The Islamic legal system differs from other legal attitudes, as civil law traditions described by law’s codification or common law practices based on binding judicial precedents. In Islamic law, there is neither history of law’s classification, nor an understanding of binding legal precedents. The process of ijtihad (analogical deduction) in Islamic (Sharie‘a) law, though, is alike to Case law model. In this regard, Muslim scholars have had over the interpretation of the Sharie‘a rules and divine (God)’s law based on the Qur’anic provisions and the authentic Sunnah (Prophet Mohammad) traditions.
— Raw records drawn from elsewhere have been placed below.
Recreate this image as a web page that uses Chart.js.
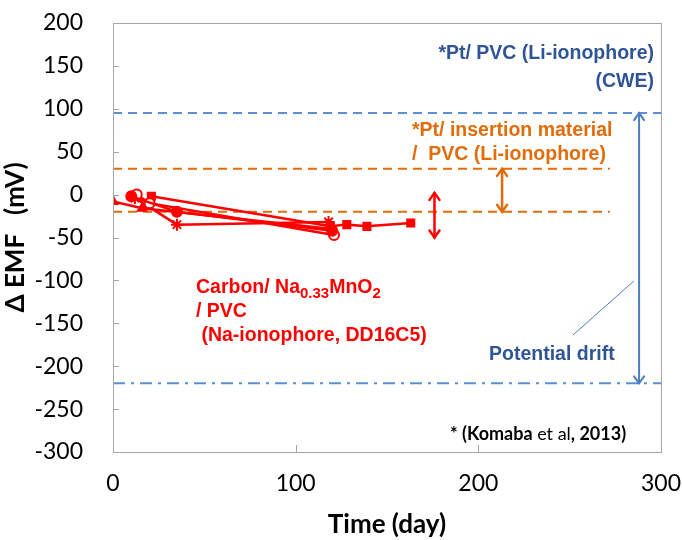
<!DOCTYPE html>
<html><head><meta charset="utf-8">
<script src="https://cdn.jsdelivr.net/npm/chart.js@4/dist/chart.umd.min.js"></script>
<style>html,body{margin:0;padding:0;background:#fff}#wrap{width:682px;height:540px}</style>
</head><body><div id="wrap"><canvas id="c" width="682" height="540"></canvas></div>
<script>
// ---- data ----
const xTicks = [0, 100, 200, 300];
const yTicks = [200, 150, 100, 50, 0, -50, -100, -150, -200, -250, -300];
const triDays = [0, 16, 120];
const triEMF = [-8, -16, -40];
const dotDays = [10, 35, 120];
const dotEMF = [-2, -20, -42];
const ringDays = [13, 20, 121];
const ringEMF = [0, -10, -47];
const sqDays = [21, 119, 128, 139, 163];
const sqEMF = [-2, -37, -35, -37, -33];
const starDays = [12, 35, 118];
const starEMF = [-4, -35, -32];
const cweHigh = 95, cweLow = -220;
const insHigh = 30, insLow = -20;
const insEnd = 272;
const naArrow = [176, 2, -50];
const insArrow = [213, 30, -20];
const cweArrow = [288, 95, -220];

const pts = (xs, ys) => xs.map((x, i) => ({x, y: ys[i]}));
const RED = '#FF0000', ORANGE = '#E36C0A', BLUE = '#5B8FD5', DBLUE = '#2F5597', AR = '#4A7EC0';

function redSet(xs, ys, style, fill) {
  return {data: pts(xs, ys), showLine: true, borderColor: RED, borderWidth: 2.5,
    pointStyle: style, pointRadius: style === 'star' ? 6 : 5,
    pointBackgroundColor: fill ? RED : '#fff', pointBorderColor: RED, pointBorderWidth: 2};
}
function hline(y, x1, x2, color, dash) {
  return {data: [{x: x1, y}, {x: x2, y}], showLine: true, borderColor: color, borderWidth: 2,
    borderDash: dash, pointRadius: 0, order: 5};
}

const annot = {
  id: 'annot',
  afterDatasetsDraw(chart) {
    const {ctx, scales: {x, y}, chartArea: a} = chart;
    ctx.save();
    // frame
    ctx.strokeStyle = '#A6A6A6'; ctx.lineWidth = 1;
    ctx.strokeRect(Math.round(a.left) + 0.5, Math.round(a.top) + 0.5, Math.round(a.width), Math.round(a.height));
    // tick marks
    yTicks.forEach(v => { const py = Math.round(y.getPixelForValue(v)) + 0.5;
      ctx.beginPath(); ctx.moveTo(a.left, py); ctx.lineTo(a.left + 6, py); ctx.stroke(); });
    xTicks.forEach(v => { const px = Math.round(x.getPixelForValue(v)) + 0.5;
      ctx.beginPath(); ctx.moveTo(px, a.bottom); ctx.lineTo(px, a.bottom - 7); ctx.stroke(); });
    // arrows
    function arrow(spec, color, w) {
      const px = x.getPixelForValue(spec[0]);
      const p1 = y.getPixelForValue(spec[1]), p2 = y.getPixelForValue(spec[2]);
      ctx.strokeStyle = color; ctx.lineWidth = w; ctx.lineCap = 'round';
      ctx.beginPath(); ctx.moveTo(px, p1); ctx.lineTo(px, p2); ctx.stroke();
      ctx.beginPath(); ctx.moveTo(px - 5, p1 + 7); ctx.lineTo(px, p1); ctx.lineTo(px + 5, p1 + 7); ctx.stroke();
      ctx.beginPath(); ctx.moveTo(px - 5, p2 - 7); ctx.lineTo(px, p2); ctx.lineTo(px + 5, p2 - 7); ctx.stroke();
    }
    arrow(naArrow, RED, 2.5);
    arrow(insArrow, ORANGE, 2.5);
    arrow(cweArrow, AR, 2);
    // callout line
    ctx.strokeStyle = AR; ctx.lineWidth = 1;
    ctx.beginPath(); ctx.moveTo(573, 335);
    ctx.lineTo(x.getPixelForValue(285), y.getPixelForValue(-101)); ctx.stroke();
    // texts
    const F = 'bold 19.5px "Liberation Sans", Arial, sans-serif';
    ctx.font = F; ctx.textBaseline = 'alphabetic';
    ctx.fillStyle = DBLUE; ctx.textAlign = 'right';
    ctx.fillText('*Pt/ PVC (Li-ionophore)', 654, 59);
    ctx.fillText('(CWE)', 654, 87);
    ctx.fillStyle = ORANGE; ctx.textAlign = 'left';
    ctx.fillText('*Pt/ insertion material', 412, 136);
    ctx.fillText('/  PVC (Li-ionophore)', 412, 160);
    ctx.fillStyle = DBLUE;
    ctx.fillText('Potential drift', 489, 360);
    // red text with subscripts
    ctx.fillStyle = RED;
    let tx = 196; const ty = 293;
    const seg = (s, sub) => { ctx.font = sub ? 'bold 15px "Liberation Sans", Arial, sans-serif' : F;
      ctx.fillText(s, tx, sub ? ty + 5 : ty); tx += ctx.measureText(s).width; };
    seg('Carbon/ Na'); seg('0.33', true); seg('MnO'); seg('2', true);
    ctx.font = F;
    ctx.fillText('/ PVC', 196, 317);
    ctx.fillText(' (Na-ionophore, DD16C5)', 196, 341);
    // reference
    ctx.fillStyle = '#000';
    let rx = 450; const ry = 440;
    const rs = (s, b) => { ctx.font = (b ? 'bold ' : '') + '18px Lato, "Open Sans", sans-serif';
      ctx.fillText(s, rx, ry); rx += ctx.measureText(s).width; };
    rs('* (Komaba', true); rs(' et al', false); rs(', 2013)', true);
    ctx.restore();
  }
};

const tickFont = {family: 'Lato, "Open Sans", sans-serif', size: 23};
new Chart(document.getElementById('c'), {
  type: 'scatter',
  data: {datasets: [
    hline(cweHigh, 0, 300, BLUE, [9, 6]),
    hline(cweLow, 0, 300, BLUE, [12, 6, 3, 6]),
    hline(insHigh, 0, insEnd, ORANGE, [9, 6]),
    hline(insLow, 0, insEnd, ORANGE, [9, 6]),
    redSet(triDays, triEMF, 'triangle', true),
    redSet(dotDays, dotEMF, 'circle', true),
    redSet(ringDays, ringEMF, 'circle', false),
    redSet(sqDays, sqEMF, 'rect', true),
    redSet(starDays, starEMF, 'star', true)
  ]},
  options: {
    responsive: false, animation: false,
    layout: {padding: {left: 0, right: 21, top: 23, bottom: 0}},
    plugins: {legend: {display: false}, tooltip: {enabled: false}},
    scales: {
      x: {type: 'linear', min: 0, max: 300,
        afterBuildTicks: s => { s.ticks = xTicks.map(v => ({value: v})); },
        afterFit: s => { s.height = 88; s.paddingLeft = 0; s.paddingRight = 0; },
        grid: {display: false}, border: {display: false},
        ticks: {font: tickFont, color: '#000', padding: 10, maxRotation: 0},
        title: {display: true, text: 'Time (day)', color: '#000', padding: {top: 10, bottom: 0},
          font: {family: 'Lato, "Open Sans", sans-serif', size: 26, weight: 'bold'}}},
      y: {min: -300, max: 200,
        afterBuildTicks: s => { s.ticks = yTicks.map(v => ({value: v})); },
        afterFit: s => { s.width = 113; s.paddingTop = 0; s.paddingBottom = 0; },
        grid: {display: false}, border: {display: false},
        ticks: {font: tickFont, color: '#000', padding: 22},
        title: {display: true, text: 'Δ EMF   (mV)', color: '#000', padding: {top: 0, bottom: 0},
          font: {family: 'Lato, "Open Sans", sans-serif', size: 26, weight: 'bold'}}}
    }
  },
  plugins: [annot]
});
</script></body></html>
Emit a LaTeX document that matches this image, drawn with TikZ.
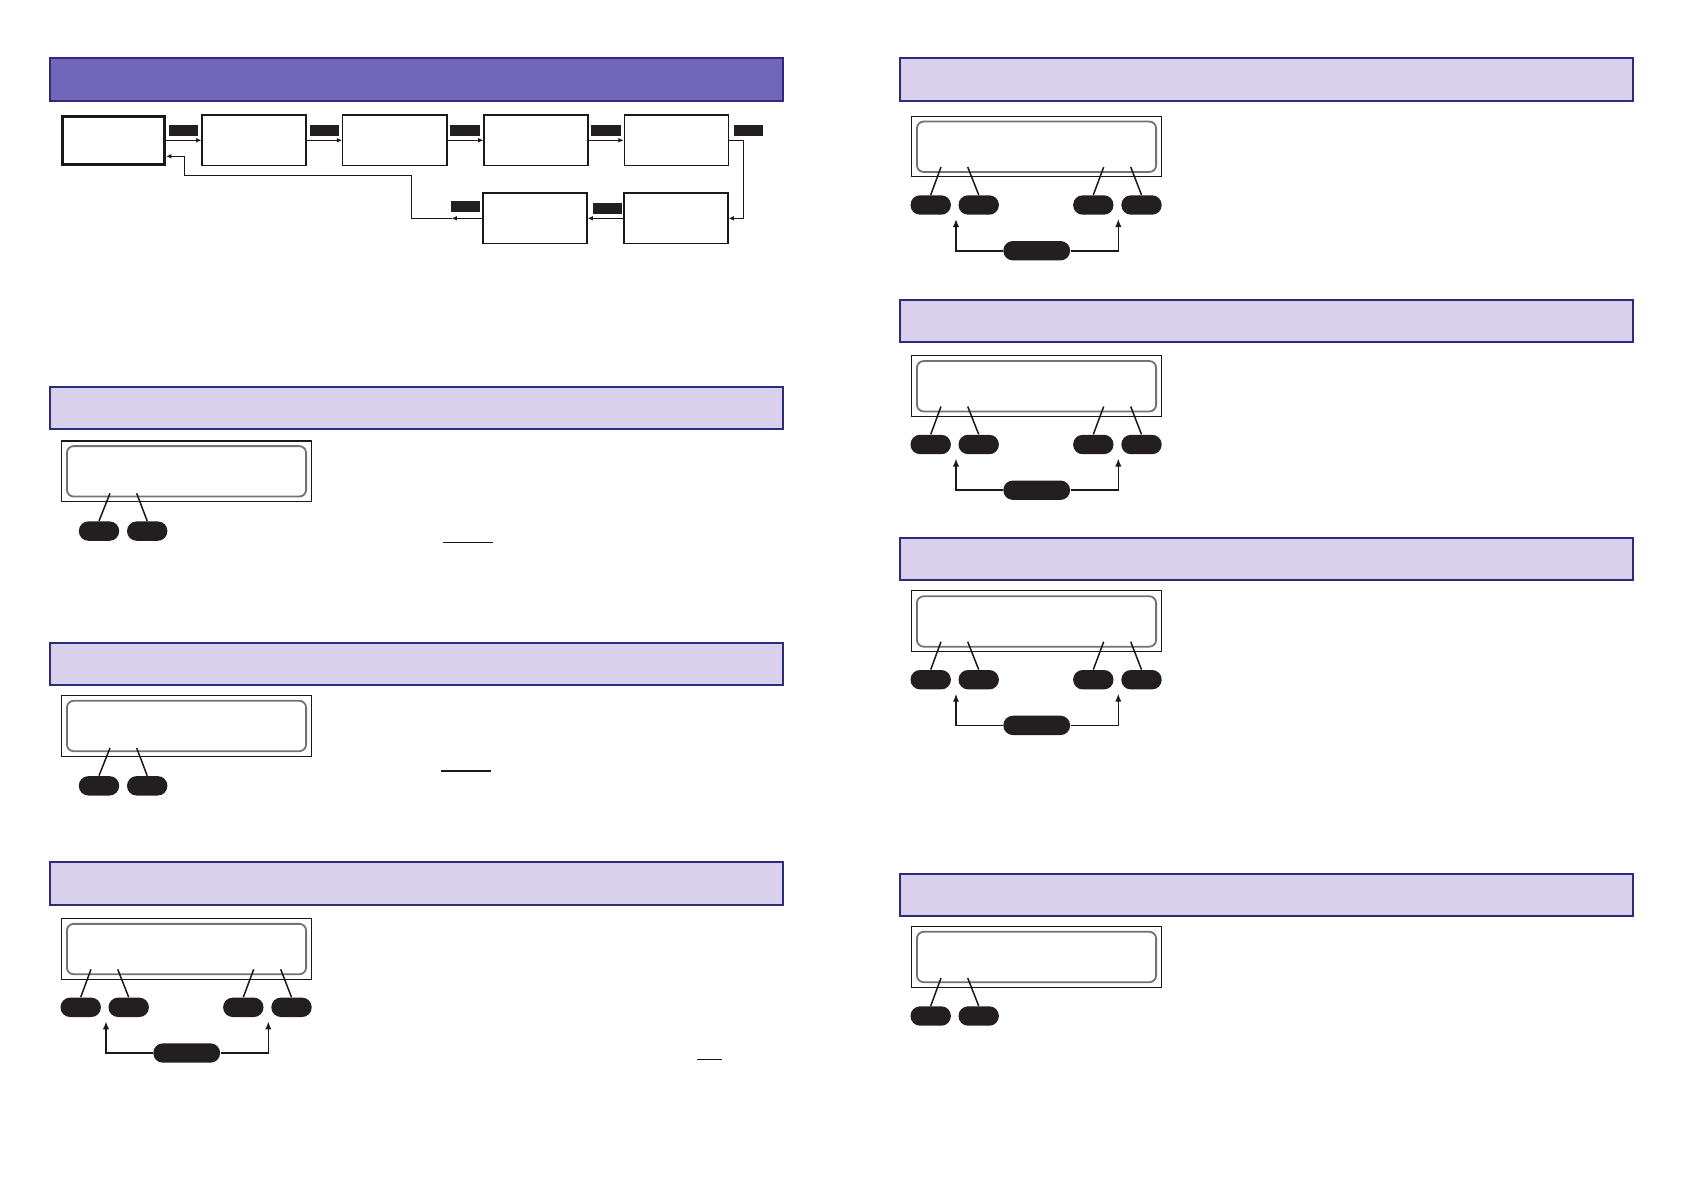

The chief sources of Islamic criminal law are the Qur’an, Sunnah, ijma‘a (consensus), Qiyyas (individual reasoning) along with other supplementary sources. Where the principles of the Qur’an and Sunnah do not sufficiently resolve a legal issue, Muslim intellectuals use Fiqh (jurisprudence) which is the process of deducing and applying Sharie‘a values to reach a legal purpose and its methodologies and implementation are many, as numerous schools of jurisprudential (Sunni and Shie‘aa) thought (Hanafi, Maliki, Shafi‘i, and Hanbali) transpires. Based on this succinct backdrop, this article will delve in elaborating the main principles of the Islamic criminal justice system regarding corruption and bribery from a descriptive viewpoint and will concludes that there is no real flaw between the Islamic system and the positive justice mechanisms.